'''

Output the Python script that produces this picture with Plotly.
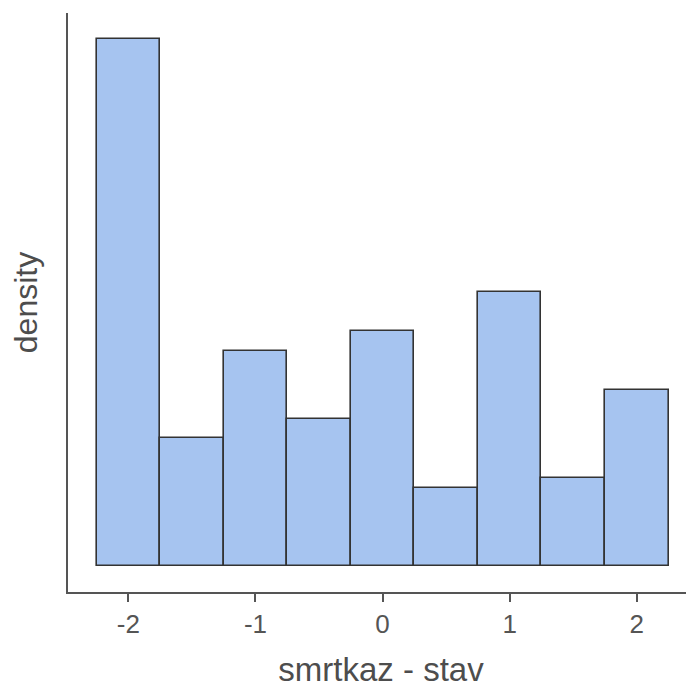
import plotly.graph_objects as go

# Bin centers (bin width 0.5) and densities
bin_centers = [-2.0, -1.5, -1.0, -0.5, 0.0, 0.5, 1.0, 1.5, 2.0]
density = [0.564, 0.137, 0.230, 0.157, 0.252, 0.0835, 0.293, 0.094, 0.188]
bin_width = 0.5
tick_vals = [-2, -1, 0, 1, 2]
tick_text = ["-2", "-1", "0", "1", "2"]

ymax = max(density)

fig = go.Figure(
    go.Bar(
        x=bin_centers,
        y=density,
        width=[bin_width] * len(bin_centers),
        marker=dict(color="#a6c4f0", line=dict(color="#333333", width=1.6)),
        hoverinfo="x+y",
    )
)

# page body has an 8px margin, so the figure is offset by (8, 8)
fig.update_layout(
    width=686,
    height=680,
    paper_bgcolor="white",
    plot_bgcolor="white",
    margin=dict(l=60, r=0, t=5, b=96),
    showlegend=False,
    bargap=0,
    font=dict(family="Liberation Sans, Arial, sans-serif", color="#4d4d4d"),
)

fig.update_xaxes(
    range=[-2.475, 2.45],
    tickvals=tick_vals,
    ticktext=tick_text,
    showline=True,
    linecolor="#555555",
    linewidth=1.5,
    ticks="outside",
    ticklen=8,
    tickwidth=1.5,
    tickcolor="#555555",
    tickfont=dict(size=26, color="#555555"),
    showgrid=False,
    zeroline=False,
    automargin=False,
    title=dict(text="smrtkaz - stav", font=dict(size=33, color="#4d4d4d"), standoff=22),
)

fig.update_yaxes(
    range=[-0.05 * ymax, 1.05 * ymax],
    showline=True,
    linecolor="#555555",
    linewidth=1.5,
    showticklabels=False,
    ticks="",
    showgrid=False,
    zeroline=False,
    automargin=False,
    title=dict(text="density", font=dict(size=32, color="#4d4d4d"), standoff=22),
)

fig.write_html("out.html")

'''

WHAT YOU ARE ASKED TO DO:
Print the full listing exactly, dropping the pictures.

PROBLEM SOLUTION:
Output the Python script that produces this picture with Plotly.
import plotly.graph_objects as go

# Bin centers (bin width 0.5) and densities
bin_centers = [-2.0, -1.5, -1.0, -0.5, 0.0, 0.5, 1.0, 1.5, 2.0]
density = [0.564, 0.137, 0.230, 0.157, 0.252, 0.0835, 0.293, 0.094, 0.188]
bin_width = 0.5
tick_vals = [-2, -1, 0, 1, 2]
tick_text = ["-2", "-1", "0", "1", "2"]

ymax = max(density)

fig = go.Figure(
    go.Bar(
        x=bin_centers,
        y=density,
        width=[bin_width] * len(bin_centers),
        marker=dict(color="#a6c4f0", line=dict(color="#333333", width=1.6)),
        hoverinfo="x+y",
    )
)

# page body has an 8px margin, so the figure is offset by (8, 8)
fig.update_layout(
    width=686,
    height=680,
    paper_bgcolor="white",
    plot_bgcolor="white",
    margin=dict(l=60, r=0, t=5, b=96),
    showlegend=False,
    bargap=0,
    font=dict(family="Liberation Sans, Arial, sans-serif", color="#4d4d4d"),
)

fig.update_xaxes(
    range=[-2.475, 2.45],
    tickvals=tick_vals,
    ticktext=tick_text,
    showline=True,
    linecolor="#555555",
    linewidth=1.5,
    ticks="outside",
    ticklen=8,
    tickwidth=1.5,
    tickcolor="#555555",
    tickfont=dict(size=26, color="#555555"),
    showgrid=False,
    zeroline=False,
    automargin=False,
    title=dict(text="smrtkaz - stav", font=dict(size=33, color="#4d4d4d"), standoff=22),
)

fig.update_yaxes(
    range=[-0.05 * ymax, 1.05 * ymax],
    showline=True,
    linecolor="#555555",
    linewidth=1.5,
    showticklabels=False,
    ticks="",
    showgrid=False,
    zeroline=False,
    automargin=False,
    title=dict(text="density", font=dict(size=32, color="#4d4d4d"), standoff=22),
)

fig.write_html("out.html")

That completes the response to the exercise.